| TASK INSTRUCTIONS |
Copy all entries without alteration and skip the pictures they hold.

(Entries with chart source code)
----
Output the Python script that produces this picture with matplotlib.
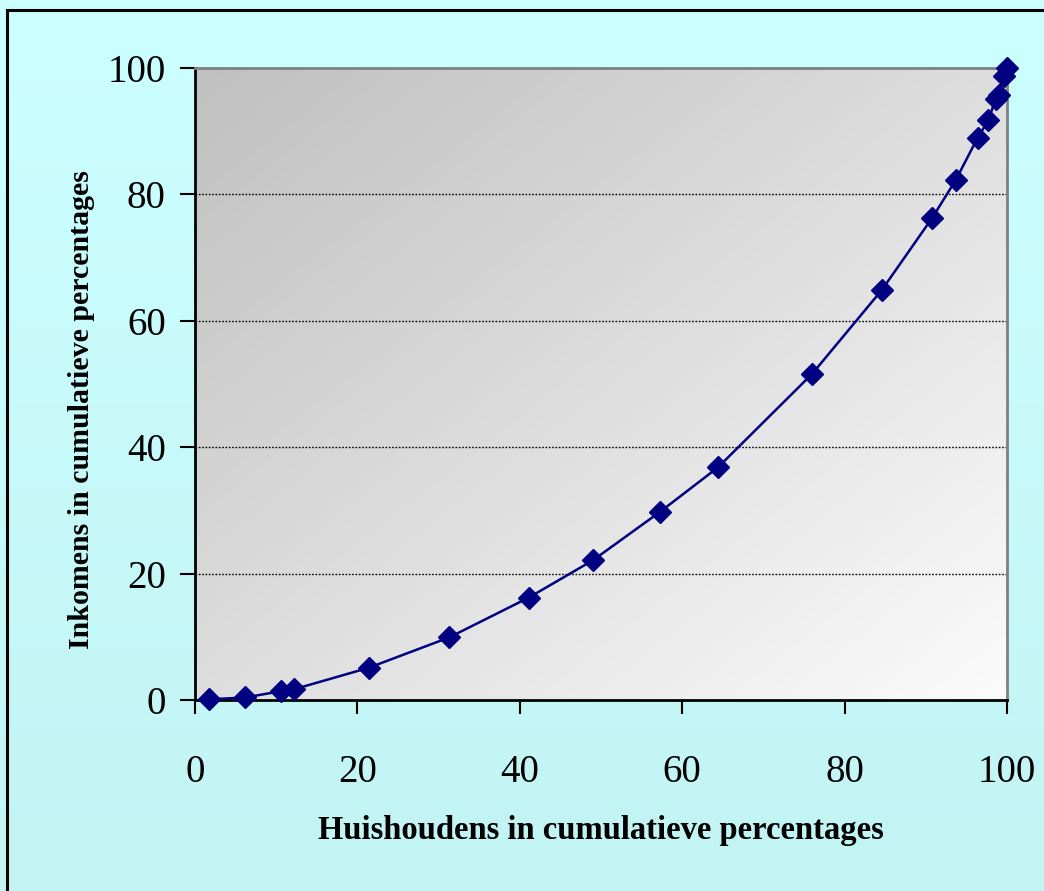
import numpy as np
import matplotlib
matplotlib.use("Agg")
import matplotlib.pyplot as plt
from matplotlib.patches import Rectangle
from matplotlib.colors import LinearSegmentedColormap

# cumulative share of households (x) and incomes (y)
households = [1.7, 6.2, 10.6, 12.2, 21.4, 31.3, 41.1, 49.0, 57.3, 64.4,
              76.0, 84.6, 90.8, 93.7, 96.4, 97.7, 98.6, 99.0, 99.6, 100.0]
incomes = [0.1, 0.4, 1.4, 1.7, 5.1, 9.9, 16.2, 22.1, 29.8, 36.8,
           51.6, 64.9, 76.3, 82.3, 89.0, 91.7, 95.1, 95.8, 98.7, 100.0]
ticks = [0, 20, 40, 60, 80, 100]

plt.rcParams['font.family'] = ['Liberation Serif', 'DejaVu Serif']

fig = plt.figure(figsize=(10.44, 8.91), dpi=100)

# light cyan background with a soft vertical gradient
bg = fig.add_axes([0, 0, 1, 1], zorder=-10)
bg_cmap = LinearSegmentedColormap.from_list('bg', ['#c2f4f4', '#ccffff'])
bg.imshow(np.linspace(0, 1, 256).reshape(-1, 1), aspect='auto', cmap=bg_cmap,
          origin='lower', extent=[0, 1, 0, 1])
bg.axis('off')
fig.patches.append(Rectangle((7 / 1044, -0.05), 1.2, 1 - 10 / 891 + 0.05,
                             transform=fig.transFigure, fill=False,
                             edgecolor='black', linewidth=2.2, zorder=5))

ax = fig.add_axes([195 / 1044, 1 - 700 / 891, 812 / 1044, 632 / 891])
ax.set_facecolor('none')

# grey (top left) to white (bottom right) gradient in the plot area
gx, gy = np.meshgrid(np.linspace(0, 1, 200), np.linspace(0, 1, 200))
grad = (gx + gy) / 2
area_cmap = LinearSegmentedColormap.from_list('area', ['#c0c0c0', '#fbfbfb'])
ax.imshow(grad, cmap=area_cmap, aspect='auto', origin='upper',
          extent=[0, 100, 0, 100], zorder=0)

for yv in ticks[1:-1]:
    ax.axhline(yv, color='black', linestyle=(0, (1.2, 1.2)), linewidth=1.0, zorder=1)

ax.plot(households, incomes, color='#000080', linewidth=1.8, marker='D',
        markersize=11, markerfacecolor='#000080', markeredgecolor='#000080',
        zorder=3, clip_on=False)

ax.set_xlim(0, 100)
ax.set_ylim(0, 100)
ax.set_xticks(ticks)
ax.set_yticks(ticks)
ax.tick_params(axis='x', direction='out', length=10, width=1.5, pad=29, labelsize=28)
ax.tick_params(axis='y', direction='out', length=11, width=1.5, pad=10, labelsize=28)

ax.spines['left'].set_color('black')
ax.spines['bottom'].set_color('black')
ax.spines['left'].set_linewidth(2)
ax.spines['bottom'].set_linewidth(2)
ax.spines['top'].set_color('#808080')
ax.spines['right'].set_color('#808080')
ax.spines['top'].set_linewidth(2)
ax.spines['right'].set_linewidth(2)

ax.set_xlabel('Huishoudens in cumulatieve percentages', fontsize=23.5,
              fontweight='bold', labelpad=17)
ax.set_ylabel('Inkomens in cumulatieve percentages', fontsize=21.5,
              fontweight='bold', labelpad=9)
ax.yaxis.label.set_y(0.459)

fig.savefig('out.png', dpi=100)
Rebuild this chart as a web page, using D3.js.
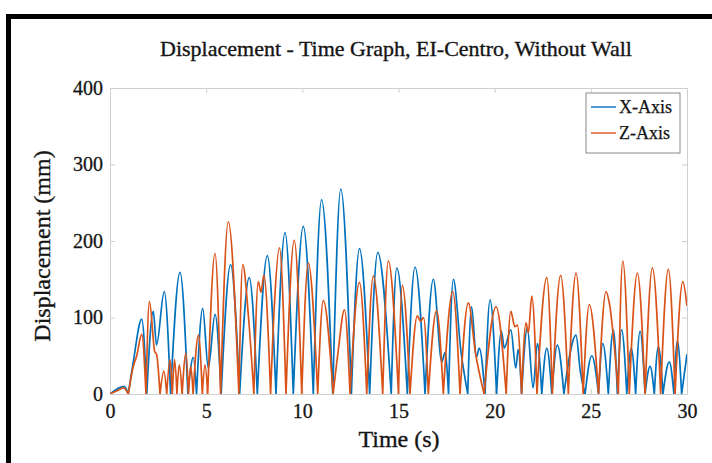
----
| THE COMPLETED TASK |
Output the Python script that produces this picture with matplotlib.
import numpy as np
import matplotlib
matplotlib.use("Agg")
import matplotlib.pyplot as plt
from matplotlib.patches import Rectangle
from matplotlib.colors import LinearSegmentedColormap

# cumulative share of households (x) and incomes (y)
households = [1.7, 6.2, 10.6, 12.2, 21.4, 31.3, 41.1, 49.0, 57.3, 64.4,
              76.0, 84.6, 90.8, 93.7, 96.4, 97.7, 98.6, 99.0, 99.6, 100.0]
incomes = [0.1, 0.4, 1.4, 1.7, 5.1, 9.9, 16.2, 22.1, 29.8, 36.8,
           51.6, 64.9, 76.3, 82.3, 89.0, 91.7, 95.1, 95.8, 98.7, 100.0]
ticks = [0, 20, 40, 60, 80, 100]

plt.rcParams['font.family'] = ['Liberation Serif', 'DejaVu Serif']

fig = plt.figure(figsize=(10.44, 8.91), dpi=100)

# light cyan background with a soft vertical gradient
bg = fig.add_axes([0, 0, 1, 1], zorder=-10)
bg_cmap = LinearSegmentedColormap.from_list('bg', ['#c2f4f4', '#ccffff'])
bg.imshow(np.linspace(0, 1, 256).reshape(-1, 1), aspect='auto', cmap=bg_cmap,
          origin='lower', extent=[0, 1, 0, 1])
bg.axis('off')
fig.patches.append(Rectangle((7 / 1044, -0.05), 1.2, 1 - 10 / 891 + 0.05,
                             transform=fig.transFigure, fill=False,
                             edgecolor='black', linewidth=2.2, zorder=5))

ax = fig.add_axes([195 / 1044, 1 - 700 / 891, 812 / 1044, 632 / 891])
ax.set_facecolor('none')

# grey (top left) to white (bottom right) gradient in the plot area
gx, gy = np.meshgrid(np.linspace(0, 1, 200), np.linspace(0, 1, 200))
grad = (gx + gy) / 2
area_cmap = LinearSegmentedColormap.from_list('area', ['#c0c0c0', '#fbfbfb'])
ax.imshow(grad, cmap=area_cmap, aspect='auto', origin='upper',
          extent=[0, 100, 0, 100], zorder=0)

for yv in ticks[1:-1]:
    ax.axhline(yv, color='black', linestyle=(0, (1.2, 1.2)), linewidth=1.0, zorder=1)

ax.plot(households, incomes, color='#000080', linewidth=1.8, marker='D',
        markersize=11, markerfacecolor='#000080', markeredgecolor='#000080',
        zorder=3, clip_on=False)

ax.set_xlim(0, 100)
ax.set_ylim(0, 100)
ax.set_xticks(ticks)
ax.set_yticks(ticks)
ax.tick_params(axis='x', direction='out', length=10, width=1.5, pad=29, labelsize=28)
ax.tick_params(axis='y', direction='out', length=11, width=1.5, pad=10, labelsize=28)

ax.spines['left'].set_color('black')
ax.spines['bottom'].set_color('black')
ax.spines['left'].set_linewidth(2)
ax.spines['bottom'].set_linewidth(2)
ax.spines['top'].set_color('#808080')
ax.spines['right'].set_color('#808080')
ax.spines['top'].set_linewidth(2)
ax.spines['right'].set_linewidth(2)

ax.set_xlabel('Huishoudens in cumulatieve percentages', fontsize=23.5,
              fontweight='bold', labelpad=17)
ax.set_ylabel('Inkomens in cumulatieve percentages', fontsize=21.5,
              fontweight='bold', labelpad=9)
ax.yaxis.label.set_y(0.459)

fig.savefig('out.png', dpi=100)
Rebuild this chart as a web page, using D3.js.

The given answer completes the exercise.